The LAT and NYT fronts report that yesterday, an Israeli soldier died using his jeep to take an explosion a Palestinian suicide bomber intended for a bus full of Israeli school children. (The story is carried inside at the WP and USAT.) The papers say that the event is the first real test of Yasser Arafat’s determination to honor his recent commitment to increased West Bank security. He seems to have passed, by immediately condemning the bombing and placing the spiritual head of Hamas, the terrorist group implicated in the attack, under house arrest.

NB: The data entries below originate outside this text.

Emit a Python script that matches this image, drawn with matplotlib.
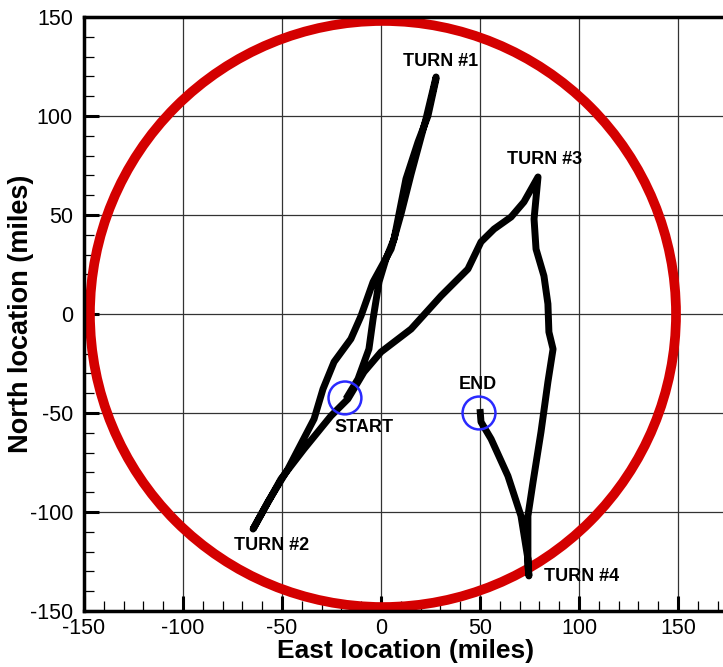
import matplotlib
matplotlib.use("Agg")
import matplotlib.pyplot as plt
from matplotlib.patches import Circle
from matplotlib.ticker import MultipleLocator

plt.rcParams['font.family'] = ['Liberation Sans', 'DejaVu Sans']
plt.rcParams['axes.unicode_minus'] = False

# Flight track (east, north) in miles
track_east = [-17.7, -11.6, -6.1, -4.0, -1.0, 2.5, 6.6, 8.6, 12.6, 18.7, 23.7, 27.8,
              27.8, 22.7, 15.2, 10.1, 5.1, -4.0, -10.1, -15.2, -23.7, -29.3, -33.8, -47.0, -57.1, -64.6,
              -64.6, -50.5, -38.9, -25.3, -16.7, -8.6, 0.0, 15.2, 30.3, 43.9, 50.5, 57.1, 65.7, 72.2, 79.3,
              77.3, 78.3, 82.3, 84.3, 84.8, 86.9, 84.3, 80.8, 76.8, 74.2, 74.2, 74.7,
              74.2, 70.7, 64.1, 55.6, 50.5, 50.0]
track_north = [-42.9, -32.8, -17.7, -2.5, 16.2, 27.8, 37.9, 48.0, 68.2, 86.9, 100.0, 118.7,
               119.7, 98.5, 70.7, 50.5, 32.8, 16.2, -1.0, -12.6, -24.2, -37.9, -53.0, -78.3, -94.9, -108.6,
               -108.6, -83.3, -68.2, -51.5, -42.9, -29.3, -19.2, -7.6, 9.1, 22.7, 36.4, 42.9, 49.0, 56.6, 69.2,
               48.0, 32.8, 19.2, 5.1, -9.1, -17.7, -34.3, -59.6, -84.8, -102.0, -127.3, -132.3,
               -123.7, -102.0, -81.8, -63.1, -54.5, -48.0]

# Boundary circle
boundary_center = (1.0, 0.0)
boundary_radius = 148.0

# Marker circles
marker_centers = [(-18.2, -42.4), (49.5, -50.0)]
marker_radius = 8.3

# Labels
label_texts = ["TURN #1", "TURN #2", "TURN #3", "TURN #4", "START", "END"]
label_x = [30.0, -55.5, 82.5, 101.5, -8.6, 49.0]
label_y = [127.5, -117.0, 78.0, -132.8, -57.5, -35.5]

W, H = 723, 667
fig = plt.figure(figsize=(W / 100, H / 100), dpi=100)
left_px, bottom_px, top_px = 84, 611, 17
xmin, xmax = -150, 175
ppu = (611 - 17) / 300.0
ax = fig.add_axes([left_px / W, (H - bottom_px) / H,
                   (xmax - xmin) * ppu / W, (bottom_px - top_px) / H])
ax.set_xlim(xmin, xmax)
ax.set_ylim(-150, 150)

ax.grid(True, which='major', color='#333333', linewidth=0.9)
ax.set_axisbelow(True)

ax.add_patch(Circle(boundary_center, boundary_radius, fill=False,
                    edgecolor='#d40000', linewidth=7.0, zorder=2))
ax.plot(track_east, track_north, color='black', linewidth=5.0,
        solid_capstyle='butt', solid_joinstyle='round', zorder=3)
for c in marker_centers:
    ax.add_patch(Circle(c, marker_radius, fill=False, edgecolor='#2a2aff',
                        linewidth=1.8, zorder=4))
for t, x, y in zip(label_texts, label_x, label_y):
    ax.text(x, y, t, ha='center', va='center', fontsize=13,
            fontweight='bold', color='black', zorder=5)

ax.xaxis.set_major_locator(MultipleLocator(50))
ax.xaxis.set_minor_locator(MultipleLocator(10))
ax.yaxis.set_major_locator(MultipleLocator(50))
ax.yaxis.set_minor_locator(MultipleLocator(10))
ax.tick_params(which='major', direction='in', length=11, width=2.2,
               labelsize=15.5)
ax.tick_params(axis='x', which='major', pad=5)
ax.tick_params(axis='y', which='major', pad=8)
ax.tick_params(which='minor', direction='in', length=7, width=0.9)
ax.tick_params(top=False, right=False, which='both')
for s in ['left', 'bottom', 'top']:
    ax.spines[s].set_linewidth(2.5)
ax.spines['right'].set_visible(False)

ax.set_xlabel('East location (miles)', fontsize=19, fontweight='bold', labelpad=0)
ax.set_ylabel('North location (miles)', fontsize=19.5, fontweight='bold', labelpad=-3)

fig.savefig('out.png', dpi=100)
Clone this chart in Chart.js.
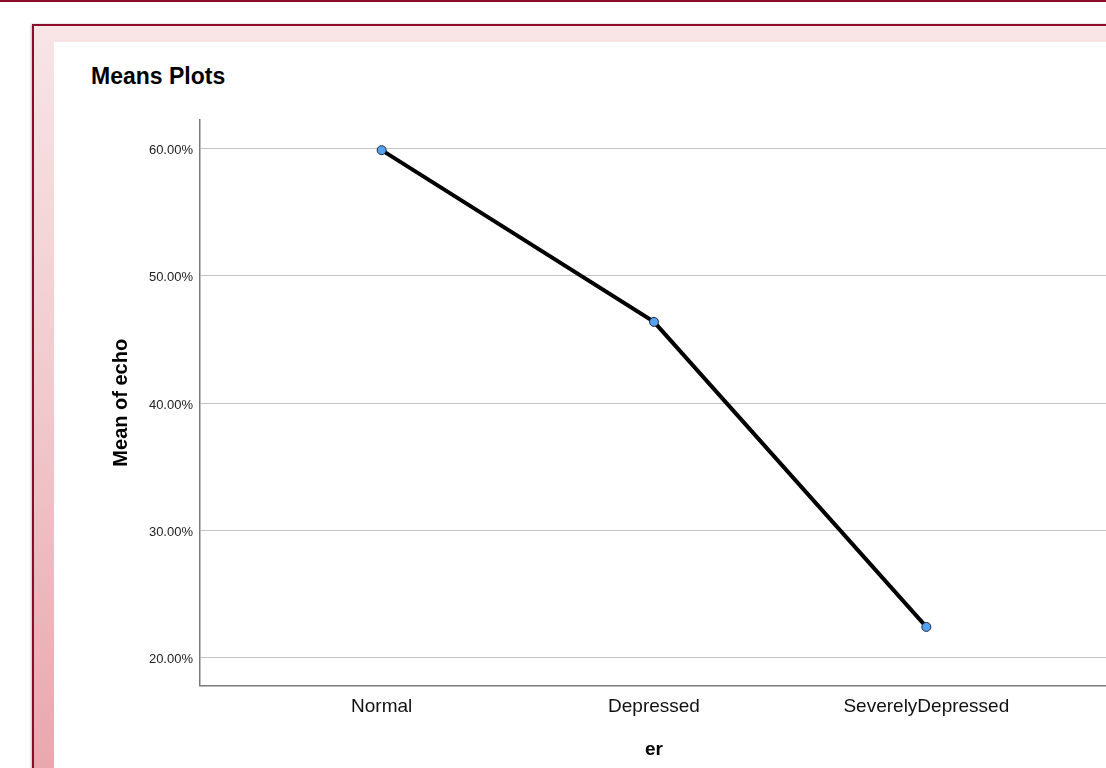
<!DOCTYPE html>
<html>
<head>
<meta charset="utf-8">
<script src="https://cdn.jsdelivr.net/npm/chart.js@4.4.1/dist/chart.umd.min.js"></script>
<style>
  html, body { margin: 0; padding: 0; width: 1106px; height: 768px; overflow: hidden; background: #ffffff; }
  #topline { position: absolute; left: 0; top: 0; width: 1106px; height: 2px; background: #8c0b2b; }
  #frame { position: absolute; left: 32px; top: 24px; width: 1100px; height: 760px;
           border-top: 2px solid #8c0b2b; border-left: 2px solid #8c0b2b;
           background: linear-gradient(to bottom, #f8e5e6 0%, #f1c8cc 50%, #e8a6ac 100%);
           box-shadow: -1px 0 2px rgba(0,0,0,0.25); }
  #panel { position: absolute; left: 54px; top: 42px; width: 1100px; height: 760px; background: #ffffff; }
  #title { position: absolute; left: 91px; top: 65px; font: bold 23px/22px "Liberation Sans", Arial, sans-serif; color: #000; white-space: nowrap; }
  #c { position: absolute; left: 0; top: 0; }
</style>
</head>
<body>
<div id="topline"></div>
<div id="frame"></div>
<div id="panel"></div>
<div id="title">Means Plots</div>
<canvas id="c" width="1120" height="768" style="width:1120px;height:768px"></canvas>
<script>
const categories = ["Normal", "Depressed", "SeverelyDepressed"];
const meanEcho = [59.87, 46.38, 22.42];
const yTicks = [20, 30, 40, 50, 60];
const xTitle = "er";
const yTitle = "Mean of echo";

const points = categories.map((c, i) => ({ x: i, y: meanEcho[i] }));
const FONT = '"Liberation Sans", Arial, sans-serif';

new Chart(document.getElementById('c'), {
  type: 'line',
  data: {
    datasets: [{
      data: points,
      borderColor: '#000000',
      borderWidth: 4,
      pointRadius: 4.5,
      pointBorderWidth: 1,
      pointBackgroundColor: '#55a3ee',
      pointBorderColor: '#1b2b44',
      tension: 0,
      fill: false
    }]
  },
  options: {
    responsive: false,
    devicePixelRatio: 1,
    animation: false,
    layout: { padding: { left: 0, top: 120, right: 12, bottom: 0 } },
    plugins: { legend: { display: false }, tooltip: { enabled: false }, title: { display: false } },
    scales: {
      x: {
        type: 'linear',
        min: -0.667,
        max: 2.667,
        afterBuildTicks: s => { s.ticks = categories.map((c, i) => ({ value: i })); },
        afterFit: s => { s.height = 82.5; },
        grid: { display: false, drawTicks: false },
        border: { display: true, color: '#7a7a7a', width: 1.5 },
        ticks: {
          padding: 10,
          color: '#111',
          font: { family: FONT, size: 19 },
          callback: v => categories[v]
        },
        title: {
          display: true, text: xTitle, color: '#000',
          font: { family: FONT, size: 19, weight: 'bold' },
          padding: { top: 0, bottom: 7 }
        }
      },
      y: {
        type: 'linear',
        min: 17.82,
        max: 62.24,
        afterBuildTicks: s => { s.ticks = yTicks.map(v => ({ value: v })); },
        afterFit: s => { s.width = 200; },
        grid: { display: true, drawTicks: false, color: '#c4c4c4', lineWidth: 1 },
        border: { display: true, color: '#7a7a7a', width: 1.5 },
        ticks: {
          padding: 7,
          labelOffset: 2,
          color: '#222',
          font: { family: FONT, size: 13 },
          callback: v => v.toFixed(2) + '%'
        },
        title: {
          display: true, text: yTitle, color: '#000',
          font: { family: FONT, size: 20, weight: 'bold' },
          padding: { top: 109, bottom: 0 }
        }
      }
    }
  }
});
</script>
</body>
</html>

He has also rounded up other Hamas members.

The political story of the week–those Republican Lewinsky-driven anti-Clinton ads–continues to develop on the front pages. The WP elaborates on a point first made by yesterday’s NYT–that Newt Gingrich had a hands-on role in the ad campaign. But leave it to the WSJ to observe that for all the press hoopla, very few voters have actually seen the ads, because so far, they have only aired in ten states.

Tom Shales, in his WP review of the Glenn launch television coverage, probably speaks for many when he sees the event as a magic opportunity to escape a relentless political scandal. Perhaps the LAT is wryly doing the same when it quotes an Angeleno’s description of Glenn as a hero who has managed to be in the American imagination for almost 40 years “without a stain.”